- [GOAL OF THE EXERCISE] Write out the listing below without alteration, omitting its pictures.

◇ ◇ ◇

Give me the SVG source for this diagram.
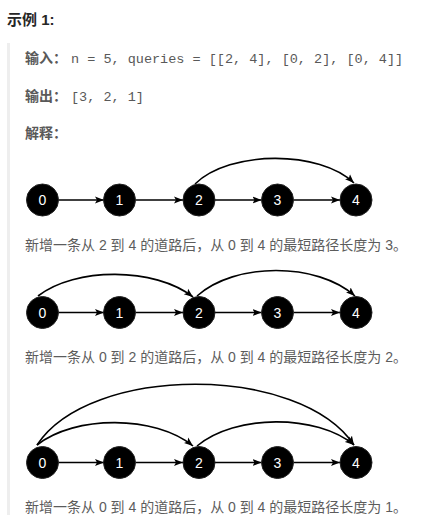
<svg xmlns="http://www.w3.org/2000/svg" width="428" height="526" viewBox="0 0 428 526">
<style>
.h{font-family:"Liberation Sans","Noto Sans CJK SC",sans-serif;font-size:15px;font-weight:bold;fill:#262626}
.lb{font-family:"Liberation Sans","Noto Sans CJK SC",sans-serif;font-size:14px;font-weight:bold;fill:#595959}
.mono{font-family:"Liberation Mono","DejaVu Sans Mono",monospace;font-size:13.5px;fill:#595959}
.cap{font-family:"Liberation Sans","Noto Sans CJK SC",sans-serif;font-size:14px;fill:#5c5c5c}
.nd circle{fill:#000;stroke:#222;stroke-width:1}
.nd text{font-family:"Liberation Sans",Arial,sans-serif;font-size:14px;fill:#fff;text-anchor:middle}
.e{fill:none;stroke:#000;stroke-width:1.6;marker-end:url(#ah)}
</style>
<defs>
<marker id="ah" markerWidth="10" markerHeight="8" refX="9" refY="4" orient="auto" markerUnits="userSpaceOnUse">
<path d="M0,0.5 L9,4 L0,7.5 L2,4 z" fill="#000"/>
</marker>
</defs>
<rect width="428" height="526" fill="#fff"/>
<text class="h" x="7" y="25">示例 1:</text>
<rect x="7" y="43" width="3" height="472" fill="#eeeeee"/>
<text class="lb" x="25" y="63">输入：</text>
<text class="mono" x="71" y="63">n = 5, queries = [[2, 4], [0, 2], [0, 4]]</text>
<text class="lb" x="25" y="101">输出：</text>
<text class="mono" x="71" y="101">[3, 2, 1]</text>
<text class="lb" x="25" y="138">解释：</text>

<g id="connectors">
<!-- graph 1 -->
<line class="e" x1="58.5" y1="200" x2="104" y2="200"/>
<line class="e" x1="135.5" y1="200" x2="183" y2="200"/>
<line class="e" x1="215" y1="200" x2="261.5" y2="200"/>
<line class="e" x1="293.5" y1="200" x2="340" y2="200"/>
<path class="e" d="M195,184 C230,150 320,150 354,183"/>
<!-- graph 2 -->
<line class="e" x1="58.5" y1="312.5" x2="104" y2="312.5"/>
<line class="e" x1="135.5" y1="312.5" x2="183" y2="312.5"/>
<line class="e" x1="215" y1="312.5" x2="261.5" y2="312.5"/>
<line class="e" x1="293.5" y1="312.5" x2="340" y2="312.5"/>
<path class="e" d="M38,296 C75,267 155,267 193,297"/>
<path class="e" d="M197,296 C235,262 317,262 355,296"/>
<!-- graph 3 -->
<line class="e" x1="58.5" y1="462.5" x2="104" y2="462.5"/>
<line class="e" x1="135.5" y1="462.5" x2="183" y2="462.5"/>
<line class="e" x1="215" y1="462.5" x2="261.5" y2="462.5"/>
<line class="e" x1="293.5" y1="462.5" x2="340" y2="462.5"/>
<path class="e" d="M37,445 C90,364 300,364 354,445"/>
<path class="e" d="M37,445 C75,415 155,415 193,446"/>
<path class="e" d="M197,446 C235,414 317,414 354,445"/>
</g>

<g id="g1n0" class="nd"><circle cx="42.5" cy="200" r="16"/><text x="42.5" y="205">0</text></g>
<g id="g1n1" class="nd"><circle cx="119.5" cy="200" r="16"/><text x="119.5" y="205">1</text></g>
<g id="g1n2" class="nd"><circle cx="199" cy="200" r="16"/><text x="199" y="205">2</text></g>
<g id="g1n3" class="nd"><circle cx="277.5" cy="200" r="16"/><text x="277.5" y="205">3</text></g>
<g id="g1n4" class="nd"><circle cx="356" cy="200" r="16"/><text x="356" y="205">4</text></g>
<text class="cap" x="25" y="250">新增一条从 2 到 4 的道路后，从 0 到 4 的最短路径长度为 3。</text>

<g id="g2n0" class="nd"><circle cx="42.5" cy="312.5" r="16"/><text x="42.5" y="317.5">0</text></g>
<g id="g2n1" class="nd"><circle cx="119.5" cy="312.5" r="16"/><text x="119.5" y="317.5">1</text></g>
<g id="g2n2" class="nd"><circle cx="199" cy="312.5" r="16"/><text x="199" y="317.5">2</text></g>
<g id="g2n3" class="nd"><circle cx="277.5" cy="312.5" r="16"/><text x="277.5" y="317.5">3</text></g>
<g id="g2n4" class="nd"><circle cx="356" cy="312.5" r="16"/><text x="356" y="317.5">4</text></g>
<text class="cap" x="25" y="362">新增一条从 0 到 2 的道路后，从 0 到 4 的最短路径长度为 2。</text>

<g id="g3n0" class="nd"><circle cx="42.5" cy="462.5" r="16"/><text x="42.5" y="467.5">0</text></g>
<g id="g3n1" class="nd"><circle cx="119.5" cy="462.5" r="16"/><text x="119.5" y="467.5">1</text></g>
<g id="g3n2" class="nd"><circle cx="199" cy="462.5" r="16"/><text x="199" y="467.5">2</text></g>
<g id="g3n3" class="nd"><circle cx="277.5" cy="462.5" r="16"/><text x="277.5" y="467.5">3</text></g>
<g id="g3n4" class="nd"><circle cx="356" cy="462.5" r="16"/><text x="356" y="467.5">4</text></g>
<text class="cap" x="25" y="512">新增一条从 0 到 4 的道路后，从 0 到 4 的最短路径长度为 1。</text>
</svg>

◇ ◇ ◇

- [SOLVED PROBLEM]
Give me the SVG source for this diagram.
<svg xmlns="http://www.w3.org/2000/svg" width="428" height="526" viewBox="0 0 428 526">
<style>
.h{font-family:"Liberation Sans","Noto Sans CJK SC",sans-serif;font-size:15px;font-weight:bold;fill:#262626}
.lb{font-family:"Liberation Sans","Noto Sans CJK SC",sans-serif;font-size:14px;font-weight:bold;fill:#595959}
.mono{font-family:"Liberation Mono","DejaVu Sans Mono",monospace;font-size:13.5px;fill:#595959}
.cap{font-family:"Liberation Sans","Noto Sans CJK SC",sans-serif;font-size:14px;fill:#5c5c5c}
.nd circle{fill:#000;stroke:#222;stroke-width:1}
.nd text{font-family:"Liberation Sans",Arial,sans-serif;font-size:14px;fill:#fff;text-anchor:middle}
.e{fill:none;stroke:#000;stroke-width:1.6;marker-end:url(#ah)}
</style>
<defs>
<marker id="ah" markerWidth="10" markerHeight="8" refX="9" refY="4" orient="auto" markerUnits="userSpaceOnUse">
<path d="M0,0.5 L9,4 L0,7.5 L2,4 z" fill="#000"/>
</marker>
</defs>
<rect width="428" height="526" fill="#fff"/>
<text class="h" x="7" y="25">示例 1:</text>
<rect x="7" y="43" width="3" height="472" fill="#eeeeee"/>
<text class="lb" x="25" y="63">输入：</text>
<text class="mono" x="71" y="63">n = 5, queries = [[2, 4], [0, 2], [0, 4]]</text>
<text class="lb" x="25" y="101">输出：</text>
<text class="mono" x="71" y="101">[3, 2, 1]</text>
<text class="lb" x="25" y="138">解释：</text>

<g id="connectors">
<!-- graph 1 -->
<line class="e" x1="58.5" y1="200" x2="104" y2="200"/>
<line class="e" x1="135.5" y1="200" x2="183" y2="200"/>
<line class="e" x1="215" y1="200" x2="261.5" y2="200"/>
<line class="e" x1="293.5" y1="200" x2="340" y2="200"/>
<path class="e" d="M195,184 C230,150 320,150 354,183"/>
<!-- graph 2 -->
<line class="e" x1="58.5" y1="312.5" x2="104" y2="312.5"/>
<line class="e" x1="135.5" y1="312.5" x2="183" y2="312.5"/>
<line class="e" x1="215" y1="312.5" x2="261.5" y2="312.5"/>
<line class="e" x1="293.5" y1="312.5" x2="340" y2="312.5"/>
<path class="e" d="M38,296 C75,267 155,267 193,297"/>
<path class="e" d="M197,296 C235,262 317,262 355,296"/>
<!-- graph 3 -->
<line class="e" x1="58.5" y1="462.5" x2="104" y2="462.5"/>
<line class="e" x1="135.5" y1="462.5" x2="183" y2="462.5"/>
<line class="e" x1="215" y1="462.5" x2="261.5" y2="462.5"/>
<line class="e" x1="293.5" y1="462.5" x2="340" y2="462.5"/>
<path class="e" d="M37,445 C90,364 300,364 354,445"/>
<path class="e" d="M37,445 C75,415 155,415 193,446"/>
<path class="e" d="M197,446 C235,414 317,414 354,445"/>
</g>

<g id="g1n0" class="nd"><circle cx="42.5" cy="200" r="16"/><text x="42.5" y="205">0</text></g>
<g id="g1n1" class="nd"><circle cx="119.5" cy="200" r="16"/><text x="119.5" y="205">1</text></g>
<g id="g1n2" class="nd"><circle cx="199" cy="200" r="16"/><text x="199" y="205">2</text></g>
<g id="g1n3" class="nd"><circle cx="277.5" cy="200" r="16"/><text x="277.5" y="205">3</text></g>
<g id="g1n4" class="nd"><circle cx="356" cy="200" r="16"/><text x="356" y="205">4</text></g>
<text class="cap" x="25" y="250">新增一条从 2 到 4 的道路后，从 0 到 4 的最短路径长度为 3。</text>

<g id="g2n0" class="nd"><circle cx="42.5" cy="312.5" r="16"/><text x="42.5" y="317.5">0</text></g>
<g id="g2n1" class="nd"><circle cx="119.5" cy="312.5" r="16"/><text x="119.5" y="317.5">1</text></g>
<g id="g2n2" class="nd"><circle cx="199" cy="312.5" r="16"/><text x="199" y="317.5">2</text></g>
<g id="g2n3" class="nd"><circle cx="277.5" cy="312.5" r="16"/><text x="277.5" y="317.5">3</text></g>
<g id="g2n4" class="nd"><circle cx="356" cy="312.5" r="16"/><text x="356" y="317.5">4</text></g>
<text class="cap" x="25" y="362">新增一条从 0 到 2 的道路后，从 0 到 4 的最短路径长度为 2。</text>

<g id="g3n0" class="nd"><circle cx="42.5" cy="462.5" r="16"/><text x="42.5" y="467.5">0</text></g>
<g id="g3n1" class="nd"><circle cx="119.5" cy="462.5" r="16"/><text x="119.5" y="467.5">1</text></g>
<g id="g3n2" class="nd"><circle cx="199" cy="462.5" r="16"/><text x="199" y="467.5">2</text></g>
<g id="g3n3" class="nd"><circle cx="277.5" cy="462.5" r="16"/><text x="277.5" y="467.5">3</text></g>
<g id="g3n4" class="nd"><circle cx="356" cy="462.5" r="16"/><text x="356" y="467.5">4</text></g>
<text class="cap" x="25" y="512">新增一条从 0 到 4 的道路后，从 0 到 4 的最短路径长度为 1。</text>
</svg>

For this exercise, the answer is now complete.